This Article is From Jul 09, 2012

Presidential polls: Ready to talk to Mamata when she is ready, says Pranab

Presidential polls: Ready to talk to Mamata when she is ready, says Pranab
Kolkata: Pranab Mukherjee, the ruling UPA's candidate for President of India, is in home-ground Kolkata today to campaign and has said he is ready to talk to Trinamool Congress chief Mamata Banerjee. When she is ready to talk to him, that is.

Mr Mukherjee said he would like the Trinamool Congress, which partners the Congress in the UPA at the Centre, to support him, but that he believed the party had not made up its mind yet. He put the ball firmly in Ms Banerjee's court, saying, "I am ready to talk to her as and when she is ready to talk to me. Since my candidature was announced, I have expressed my desire to have the support of the partner of the UPA Trinamool Congress. I understand they have not yet taken their decision. They will take their decision at an appropriate time."

Ms Banerjee, who is also the Chief Minister of West Bengal, is the one UPA ally still to support Mr Mukherjee, who noted that fact when he spoke to reporters today. She has not spelt out yet whose kitty her party's significant 4.3 per cent votes of the electoral college will go to - Mr Mukherjee or the NDA's candidate Purno Sangma.

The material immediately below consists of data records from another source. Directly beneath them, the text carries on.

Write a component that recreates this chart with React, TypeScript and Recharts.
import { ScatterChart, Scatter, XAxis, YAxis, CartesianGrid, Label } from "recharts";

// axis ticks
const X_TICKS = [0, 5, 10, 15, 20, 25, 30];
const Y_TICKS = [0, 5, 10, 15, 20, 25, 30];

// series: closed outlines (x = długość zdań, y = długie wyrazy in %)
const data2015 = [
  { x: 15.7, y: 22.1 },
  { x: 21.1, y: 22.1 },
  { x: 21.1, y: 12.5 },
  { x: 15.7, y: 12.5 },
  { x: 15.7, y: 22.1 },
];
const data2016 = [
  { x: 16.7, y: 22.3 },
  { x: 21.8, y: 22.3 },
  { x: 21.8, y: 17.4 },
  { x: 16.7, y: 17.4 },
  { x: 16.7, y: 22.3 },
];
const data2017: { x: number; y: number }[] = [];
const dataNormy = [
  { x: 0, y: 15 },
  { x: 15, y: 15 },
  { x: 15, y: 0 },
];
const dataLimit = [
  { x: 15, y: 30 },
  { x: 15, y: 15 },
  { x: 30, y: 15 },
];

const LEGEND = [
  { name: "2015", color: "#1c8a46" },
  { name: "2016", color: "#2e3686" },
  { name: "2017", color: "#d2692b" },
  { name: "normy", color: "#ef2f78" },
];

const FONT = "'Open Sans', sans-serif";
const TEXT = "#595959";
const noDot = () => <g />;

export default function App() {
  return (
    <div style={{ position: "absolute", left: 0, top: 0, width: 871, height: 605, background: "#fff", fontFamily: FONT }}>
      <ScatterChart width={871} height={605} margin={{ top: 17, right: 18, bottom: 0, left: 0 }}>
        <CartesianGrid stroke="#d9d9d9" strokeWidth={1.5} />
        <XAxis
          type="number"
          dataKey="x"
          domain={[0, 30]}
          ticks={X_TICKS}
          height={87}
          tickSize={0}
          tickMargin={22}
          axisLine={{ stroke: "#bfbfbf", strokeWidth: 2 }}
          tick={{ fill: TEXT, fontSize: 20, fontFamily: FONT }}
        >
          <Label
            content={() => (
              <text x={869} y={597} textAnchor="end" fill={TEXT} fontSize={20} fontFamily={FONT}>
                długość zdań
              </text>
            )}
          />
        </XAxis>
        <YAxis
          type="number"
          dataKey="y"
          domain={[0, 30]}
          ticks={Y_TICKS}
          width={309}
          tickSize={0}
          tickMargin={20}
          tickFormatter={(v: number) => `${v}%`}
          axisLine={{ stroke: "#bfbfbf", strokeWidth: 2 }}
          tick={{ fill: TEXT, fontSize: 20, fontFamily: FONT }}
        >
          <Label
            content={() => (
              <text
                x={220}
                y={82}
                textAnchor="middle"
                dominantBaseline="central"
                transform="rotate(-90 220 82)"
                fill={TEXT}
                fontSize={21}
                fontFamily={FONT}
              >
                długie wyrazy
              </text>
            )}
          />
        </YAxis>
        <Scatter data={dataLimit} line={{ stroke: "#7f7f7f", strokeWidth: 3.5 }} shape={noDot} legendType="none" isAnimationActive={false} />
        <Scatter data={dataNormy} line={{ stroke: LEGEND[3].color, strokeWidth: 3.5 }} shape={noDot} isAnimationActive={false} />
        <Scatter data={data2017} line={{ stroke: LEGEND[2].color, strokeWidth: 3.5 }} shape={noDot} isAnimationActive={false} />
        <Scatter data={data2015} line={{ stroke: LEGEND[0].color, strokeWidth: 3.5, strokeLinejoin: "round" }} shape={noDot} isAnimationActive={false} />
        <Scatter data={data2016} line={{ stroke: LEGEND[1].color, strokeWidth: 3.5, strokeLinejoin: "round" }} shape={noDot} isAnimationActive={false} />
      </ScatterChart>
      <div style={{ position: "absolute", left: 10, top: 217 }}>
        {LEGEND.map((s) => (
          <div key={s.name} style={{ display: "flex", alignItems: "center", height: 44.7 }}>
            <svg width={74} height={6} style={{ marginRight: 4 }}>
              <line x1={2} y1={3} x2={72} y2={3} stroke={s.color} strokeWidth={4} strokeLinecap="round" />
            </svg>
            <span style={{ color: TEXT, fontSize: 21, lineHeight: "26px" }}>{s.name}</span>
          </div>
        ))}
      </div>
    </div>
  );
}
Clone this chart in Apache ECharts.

Mr Mukherjee confirmed there was no meeting with Ms Banerjee on the cards today. He met MPs and MLAs of the CPM and Forward Bloc this morning; these are the two Left parties that are supporting his candidacy. At that meeting he reportedly said he would also write to UPA allies who are sitting on the fence to support him for the Presidential election to be held on July 19. But he evaded answering a direct question on that.

Right now, he said, he was visiting state after state to meet and thank those parties that had pledged support for his candidacy.

Ms Banerjee, who is not known to share the best personal equation with Mr Mukherjee, has steadfastly opposed his candidacy. A few weeks ago, she drew startled gasps when she embarrassed partner Congress by going public with a list of three names she proposed could be ideal candidates for President. Mr Mukherjee was not on that list, but Prime Minister Manmohan Singh was.

Ms Banerjee was supported at the time by the Samajwadi Party's Mulayam Singh Yadav, who then withdrew from that bit of political drama and duly voiced support for Mr Mukherjee. Ms Banerjee refused to capitulate, tried to prop former President APJ Abdul Kalam for President and then left for Kolkata in a huff.

She has not spoken on the matter since but relations between the Congress and the Trinamool Congress, already strained, have been at break point since.

Mr Mukherjee's opponent, Lok Sabha Speaker PA Sangma - who is backed by the BJP-led NDA, without the Janata Dal (United), the AIADMK and the BJD - has already met Ms Banerjee and said he hopes to get her support.